Exercise task » Transcribe all of the material exactly. Any picture in it should be left out.

--- START ---

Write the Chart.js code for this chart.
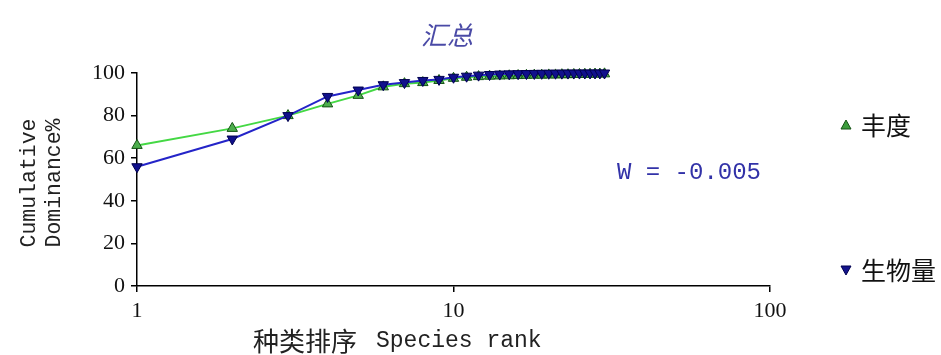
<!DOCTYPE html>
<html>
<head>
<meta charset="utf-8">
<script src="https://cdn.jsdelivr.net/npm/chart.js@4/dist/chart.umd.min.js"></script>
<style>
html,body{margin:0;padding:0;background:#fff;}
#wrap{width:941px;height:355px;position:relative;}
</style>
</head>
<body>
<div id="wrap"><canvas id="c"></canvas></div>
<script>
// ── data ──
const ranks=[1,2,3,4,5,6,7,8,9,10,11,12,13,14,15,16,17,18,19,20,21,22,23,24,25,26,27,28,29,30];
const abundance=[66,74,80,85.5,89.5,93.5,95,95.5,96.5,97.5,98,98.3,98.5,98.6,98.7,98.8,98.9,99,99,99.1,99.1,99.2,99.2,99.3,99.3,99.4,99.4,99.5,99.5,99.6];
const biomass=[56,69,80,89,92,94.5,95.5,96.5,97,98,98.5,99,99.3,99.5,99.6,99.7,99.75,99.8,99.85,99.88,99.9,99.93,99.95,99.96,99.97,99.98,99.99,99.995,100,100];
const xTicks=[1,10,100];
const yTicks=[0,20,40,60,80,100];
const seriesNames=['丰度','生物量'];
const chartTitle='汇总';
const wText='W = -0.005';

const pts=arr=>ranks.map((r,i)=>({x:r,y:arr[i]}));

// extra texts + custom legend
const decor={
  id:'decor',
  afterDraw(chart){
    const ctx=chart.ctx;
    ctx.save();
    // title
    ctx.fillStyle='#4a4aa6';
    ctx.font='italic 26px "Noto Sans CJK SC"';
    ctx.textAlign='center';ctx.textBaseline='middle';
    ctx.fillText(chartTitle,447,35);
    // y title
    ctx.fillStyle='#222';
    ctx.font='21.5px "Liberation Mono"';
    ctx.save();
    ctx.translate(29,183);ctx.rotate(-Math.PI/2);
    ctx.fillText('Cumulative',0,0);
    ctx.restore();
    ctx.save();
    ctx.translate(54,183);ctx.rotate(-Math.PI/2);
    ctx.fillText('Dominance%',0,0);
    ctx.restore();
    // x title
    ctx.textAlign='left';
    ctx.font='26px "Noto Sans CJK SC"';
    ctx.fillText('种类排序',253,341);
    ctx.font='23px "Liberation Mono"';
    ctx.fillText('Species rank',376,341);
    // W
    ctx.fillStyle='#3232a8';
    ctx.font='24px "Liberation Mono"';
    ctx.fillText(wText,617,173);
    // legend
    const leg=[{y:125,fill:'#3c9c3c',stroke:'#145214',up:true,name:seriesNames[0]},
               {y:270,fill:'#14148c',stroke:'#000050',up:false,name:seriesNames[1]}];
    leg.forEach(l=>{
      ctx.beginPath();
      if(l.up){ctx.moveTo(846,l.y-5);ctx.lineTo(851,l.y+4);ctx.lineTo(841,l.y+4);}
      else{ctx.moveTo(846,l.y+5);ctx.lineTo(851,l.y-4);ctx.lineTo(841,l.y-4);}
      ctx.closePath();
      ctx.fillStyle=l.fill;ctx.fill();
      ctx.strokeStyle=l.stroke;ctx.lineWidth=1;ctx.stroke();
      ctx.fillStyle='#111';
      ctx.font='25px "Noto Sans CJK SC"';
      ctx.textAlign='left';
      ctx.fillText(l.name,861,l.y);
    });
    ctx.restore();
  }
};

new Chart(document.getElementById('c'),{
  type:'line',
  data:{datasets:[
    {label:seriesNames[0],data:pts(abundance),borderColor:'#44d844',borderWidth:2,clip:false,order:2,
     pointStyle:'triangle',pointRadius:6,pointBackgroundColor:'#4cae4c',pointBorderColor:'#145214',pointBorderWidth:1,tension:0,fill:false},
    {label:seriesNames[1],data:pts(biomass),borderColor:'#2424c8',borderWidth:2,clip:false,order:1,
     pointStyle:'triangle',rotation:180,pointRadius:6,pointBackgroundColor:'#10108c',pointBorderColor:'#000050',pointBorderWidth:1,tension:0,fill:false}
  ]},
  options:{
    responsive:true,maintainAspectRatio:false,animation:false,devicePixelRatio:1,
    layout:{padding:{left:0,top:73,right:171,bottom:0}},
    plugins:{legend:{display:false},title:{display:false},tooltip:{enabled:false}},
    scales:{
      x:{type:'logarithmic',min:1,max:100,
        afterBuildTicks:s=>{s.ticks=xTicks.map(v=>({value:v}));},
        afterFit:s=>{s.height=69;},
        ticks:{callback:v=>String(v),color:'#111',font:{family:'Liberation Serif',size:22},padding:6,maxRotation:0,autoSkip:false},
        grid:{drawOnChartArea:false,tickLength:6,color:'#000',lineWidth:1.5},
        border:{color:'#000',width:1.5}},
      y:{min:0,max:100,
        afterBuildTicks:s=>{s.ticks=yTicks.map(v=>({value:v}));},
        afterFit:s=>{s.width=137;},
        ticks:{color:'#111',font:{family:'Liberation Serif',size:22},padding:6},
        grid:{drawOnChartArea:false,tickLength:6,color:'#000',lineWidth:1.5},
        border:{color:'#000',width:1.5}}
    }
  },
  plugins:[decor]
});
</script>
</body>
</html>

--- END ---

Result of this task »
Write the Chart.js code for this chart.
<!DOCTYPE html>
<html>
<head>
<meta charset="utf-8">
<script src="https://cdn.jsdelivr.net/npm/chart.js@4/dist/chart.umd.min.js"></script>
<style>
html,body{margin:0;padding:0;background:#fff;}
#wrap{width:941px;height:355px;position:relative;}
</style>
</head>
<body>
<div id="wrap"><canvas id="c"></canvas></div>
<script>
// ── data ──
const ranks=[1,2,3,4,5,6,7,8,9,10,11,12,13,14,15,16,17,18,19,20,21,22,23,24,25,26,27,28,29,30];
const abundance=[66,74,80,85.5,89.5,93.5,95,95.5,96.5,97.5,98,98.3,98.5,98.6,98.7,98.8,98.9,99,99,99.1,99.1,99.2,99.2,99.3,99.3,99.4,99.4,99.5,99.5,99.6];
const biomass=[56,69,80,89,92,94.5,95.5,96.5,97,98,98.5,99,99.3,99.5,99.6,99.7,99.75,99.8,99.85,99.88,99.9,99.93,99.95,99.96,99.97,99.98,99.99,99.995,100,100];
const xTicks=[1,10,100];
const yTicks=[0,20,40,60,80,100];
const seriesNames=['丰度','生物量'];
const chartTitle='汇总';
const wText='W = -0.005';

const pts=arr=>ranks.map((r,i)=>({x:r,y:arr[i]}));

// extra texts + custom legend
const decor={
  id:'decor',
  afterDraw(chart){
    const ctx=chart.ctx;
    ctx.save();
    // title
    ctx.fillStyle='#4a4aa6';
    ctx.font='italic 26px "Noto Sans CJK SC"';
    ctx.textAlign='center';ctx.textBaseline='middle';
    ctx.fillText(chartTitle,447,35);
    // y title
    ctx.fillStyle='#222';
    ctx.font='21.5px "Liberation Mono"';
    ctx.save();
    ctx.translate(29,183);ctx.rotate(-Math.PI/2);
    ctx.fillText('Cumulative',0,0);
    ctx.restore();
    ctx.save();
    ctx.translate(54,183);ctx.rotate(-Math.PI/2);
    ctx.fillText('Dominance%',0,0);
    ctx.restore();
    // x title
    ctx.textAlign='left';
    ctx.font='26px "Noto Sans CJK SC"';
    ctx.fillText('种类排序',253,341);
    ctx.font='23px "Liberation Mono"';
    ctx.fillText('Species rank',376,341);
    // W
    ctx.fillStyle='#3232a8';
    ctx.font='24px "Liberation Mono"';
    ctx.fillText(wText,617,173);
    // legend
    const leg=[{y:125,fill:'#3c9c3c',stroke:'#145214',up:true,name:seriesNames[0]},
               {y:270,fill:'#14148c',stroke:'#000050',up:false,name:seriesNames[1]}];
    leg.forEach(l=>{
      ctx.beginPath();
      if(l.up){ctx.moveTo(846,l.y-5);ctx.lineTo(851,l.y+4);ctx.lineTo(841,l.y+4);}
      else{ctx.moveTo(846,l.y+5);ctx.lineTo(851,l.y-4);ctx.lineTo(841,l.y-4);}
      ctx.closePath();
      ctx.fillStyle=l.fill;ctx.fill();
      ctx.strokeStyle=l.stroke;ctx.lineWidth=1;ctx.stroke();
      ctx.fillStyle='#111';
      ctx.font='25px "Noto Sans CJK SC"';
      ctx.textAlign='left';
      ctx.fillText(l.name,861,l.y);
    });
    ctx.restore();
  }
};

new Chart(document.getElementById('c'),{
  type:'line',
  data:{datasets:[
    {label:seriesNames[0],data:pts(abundance),borderColor:'#44d844',borderWidth:2,clip:false,order:2,
     pointStyle:'triangle',pointRadius:6,pointBackgroundColor:'#4cae4c',pointBorderColor:'#145214',pointBorderWidth:1,tension:0,fill:false},
    {label:seriesNames[1],data:pts(biomass),borderColor:'#2424c8',borderWidth:2,clip:false,order:1,
     pointStyle:'triangle',rotation:180,pointRadius:6,pointBackgroundColor:'#10108c',pointBorderColor:'#000050',pointBorderWidth:1,tension:0,fill:false}
  ]},
  options:{
    responsive:true,maintainAspectRatio:false,animation:false,devicePixelRatio:1,
    layout:{padding:{left:0,top:73,right:171,bottom:0}},
    plugins:{legend:{display:false},title:{display:false},tooltip:{enabled:false}},
    scales:{
      x:{type:'logarithmic',min:1,max:100,
        afterBuildTicks:s=>{s.ticks=xTicks.map(v=>({value:v}));},
        afterFit:s=>{s.height=69;},
        ticks:{callback:v=>String(v),color:'#111',font:{family:'Liberation Serif',size:22},padding:6,maxRotation:0,autoSkip:false},
        grid:{drawOnChartArea:false,tickLength:6,color:'#000',lineWidth:1.5},
        border:{color:'#000',width:1.5}},
      y:{min:0,max:100,
        afterBuildTicks:s=>{s.ticks=yTicks.map(v=>({value:v}));},
        afterFit:s=>{s.width=137;},
        ticks:{color:'#111',font:{family:'Liberation Serif',size:22},padding:6},
        grid:{drawOnChartArea:false,tickLength:6,color:'#000',lineWidth:1.5},
        border:{color:'#000',width:1.5}}
    }
  },
  plugins:[decor]
});
</script>
</body>
</html>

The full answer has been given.